Task details ▸
Check the listing below line by line and report how many lines hold "matplotlib", with no other words.

Dataset records ▸
==========

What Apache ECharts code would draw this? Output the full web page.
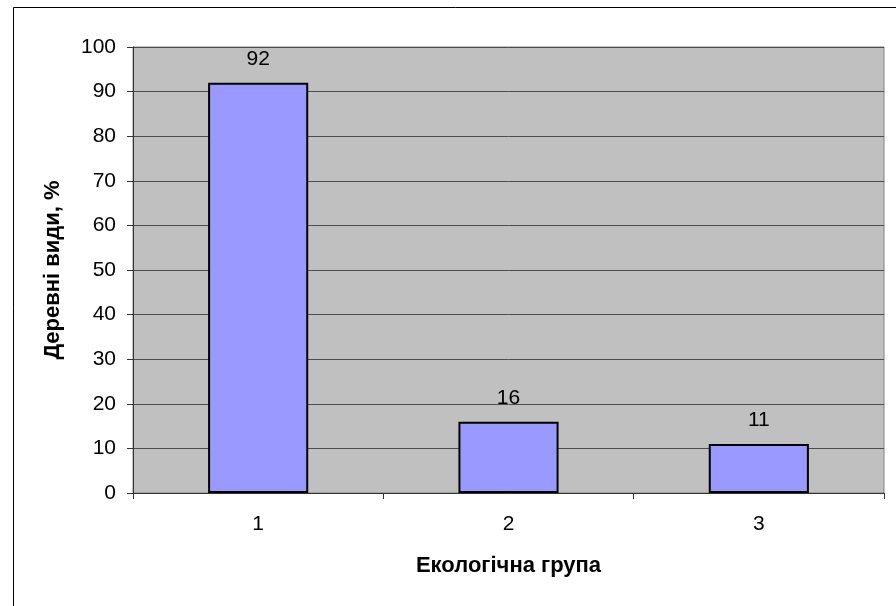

==========

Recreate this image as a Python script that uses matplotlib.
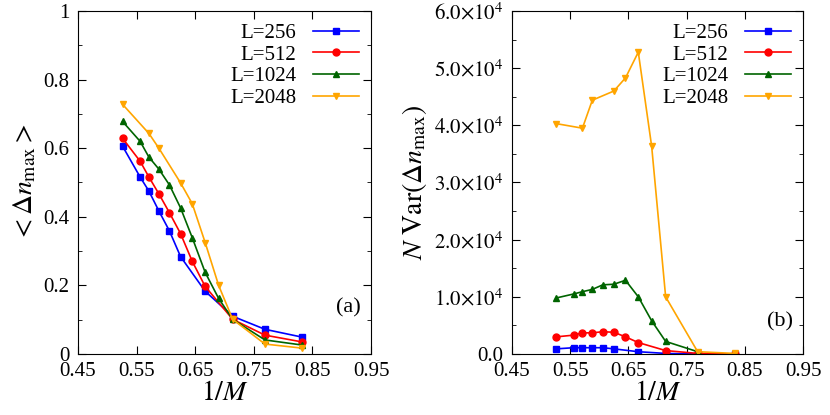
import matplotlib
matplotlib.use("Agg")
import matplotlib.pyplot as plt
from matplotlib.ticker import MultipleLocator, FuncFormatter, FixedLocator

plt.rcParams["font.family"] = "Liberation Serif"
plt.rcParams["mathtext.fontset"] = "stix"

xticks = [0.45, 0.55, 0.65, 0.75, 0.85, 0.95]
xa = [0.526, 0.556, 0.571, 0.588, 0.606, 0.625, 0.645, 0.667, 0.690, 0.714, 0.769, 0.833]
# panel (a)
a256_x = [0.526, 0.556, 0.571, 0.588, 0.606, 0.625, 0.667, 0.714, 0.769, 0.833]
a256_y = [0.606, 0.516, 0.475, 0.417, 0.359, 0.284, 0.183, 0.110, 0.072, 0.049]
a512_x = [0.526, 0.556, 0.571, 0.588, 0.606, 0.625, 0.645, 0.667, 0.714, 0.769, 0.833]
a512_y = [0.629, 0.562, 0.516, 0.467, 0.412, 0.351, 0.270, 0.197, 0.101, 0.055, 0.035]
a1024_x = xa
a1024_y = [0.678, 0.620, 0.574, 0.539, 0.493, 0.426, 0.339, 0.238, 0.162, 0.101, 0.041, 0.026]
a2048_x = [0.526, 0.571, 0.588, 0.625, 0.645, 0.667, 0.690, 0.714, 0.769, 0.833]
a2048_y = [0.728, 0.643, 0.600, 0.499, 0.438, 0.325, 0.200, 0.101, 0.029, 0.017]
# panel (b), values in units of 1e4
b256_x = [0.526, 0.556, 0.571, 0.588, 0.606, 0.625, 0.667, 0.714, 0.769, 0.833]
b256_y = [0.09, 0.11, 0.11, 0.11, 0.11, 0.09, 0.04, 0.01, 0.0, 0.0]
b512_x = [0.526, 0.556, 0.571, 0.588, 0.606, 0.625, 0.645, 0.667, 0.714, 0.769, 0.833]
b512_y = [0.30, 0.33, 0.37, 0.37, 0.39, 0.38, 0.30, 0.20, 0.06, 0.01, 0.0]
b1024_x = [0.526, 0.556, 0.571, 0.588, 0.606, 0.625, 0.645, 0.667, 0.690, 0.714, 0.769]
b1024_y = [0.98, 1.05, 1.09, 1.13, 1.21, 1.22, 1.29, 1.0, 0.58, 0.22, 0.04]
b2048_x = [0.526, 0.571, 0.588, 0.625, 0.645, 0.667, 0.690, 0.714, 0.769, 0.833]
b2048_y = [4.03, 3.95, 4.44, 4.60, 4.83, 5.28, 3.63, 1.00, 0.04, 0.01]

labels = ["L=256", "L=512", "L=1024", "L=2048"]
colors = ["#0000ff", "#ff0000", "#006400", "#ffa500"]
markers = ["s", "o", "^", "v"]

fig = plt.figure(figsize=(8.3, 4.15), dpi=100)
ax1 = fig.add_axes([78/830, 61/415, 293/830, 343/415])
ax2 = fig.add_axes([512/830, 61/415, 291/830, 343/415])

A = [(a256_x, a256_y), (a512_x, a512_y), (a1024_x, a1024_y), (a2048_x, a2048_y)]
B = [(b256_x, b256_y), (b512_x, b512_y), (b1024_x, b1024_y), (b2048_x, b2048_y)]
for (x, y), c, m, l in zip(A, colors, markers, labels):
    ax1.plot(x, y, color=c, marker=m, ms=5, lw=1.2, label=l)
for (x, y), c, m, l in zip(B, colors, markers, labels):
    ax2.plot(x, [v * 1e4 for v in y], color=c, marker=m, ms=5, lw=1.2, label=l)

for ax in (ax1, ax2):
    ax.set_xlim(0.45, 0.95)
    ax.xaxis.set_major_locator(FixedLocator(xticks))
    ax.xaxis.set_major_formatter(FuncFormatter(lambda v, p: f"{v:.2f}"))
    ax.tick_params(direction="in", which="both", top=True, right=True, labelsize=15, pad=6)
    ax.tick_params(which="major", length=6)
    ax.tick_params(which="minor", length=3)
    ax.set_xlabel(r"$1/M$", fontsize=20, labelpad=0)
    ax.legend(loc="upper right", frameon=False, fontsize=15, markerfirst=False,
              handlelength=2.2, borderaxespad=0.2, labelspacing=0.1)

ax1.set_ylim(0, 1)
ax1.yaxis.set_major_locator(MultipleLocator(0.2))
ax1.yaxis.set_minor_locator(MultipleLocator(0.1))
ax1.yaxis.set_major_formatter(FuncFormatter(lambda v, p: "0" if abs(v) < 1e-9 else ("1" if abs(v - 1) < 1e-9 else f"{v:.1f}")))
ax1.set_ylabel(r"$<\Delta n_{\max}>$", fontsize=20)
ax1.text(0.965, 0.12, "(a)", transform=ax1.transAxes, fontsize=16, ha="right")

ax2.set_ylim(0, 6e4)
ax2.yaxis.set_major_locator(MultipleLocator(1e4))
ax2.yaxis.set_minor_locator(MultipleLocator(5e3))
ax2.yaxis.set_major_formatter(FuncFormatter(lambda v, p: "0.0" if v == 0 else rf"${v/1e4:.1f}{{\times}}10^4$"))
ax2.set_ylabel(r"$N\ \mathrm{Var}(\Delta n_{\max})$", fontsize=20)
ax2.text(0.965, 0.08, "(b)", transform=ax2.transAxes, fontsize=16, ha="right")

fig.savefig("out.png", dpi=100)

==========

Task answer ▸
5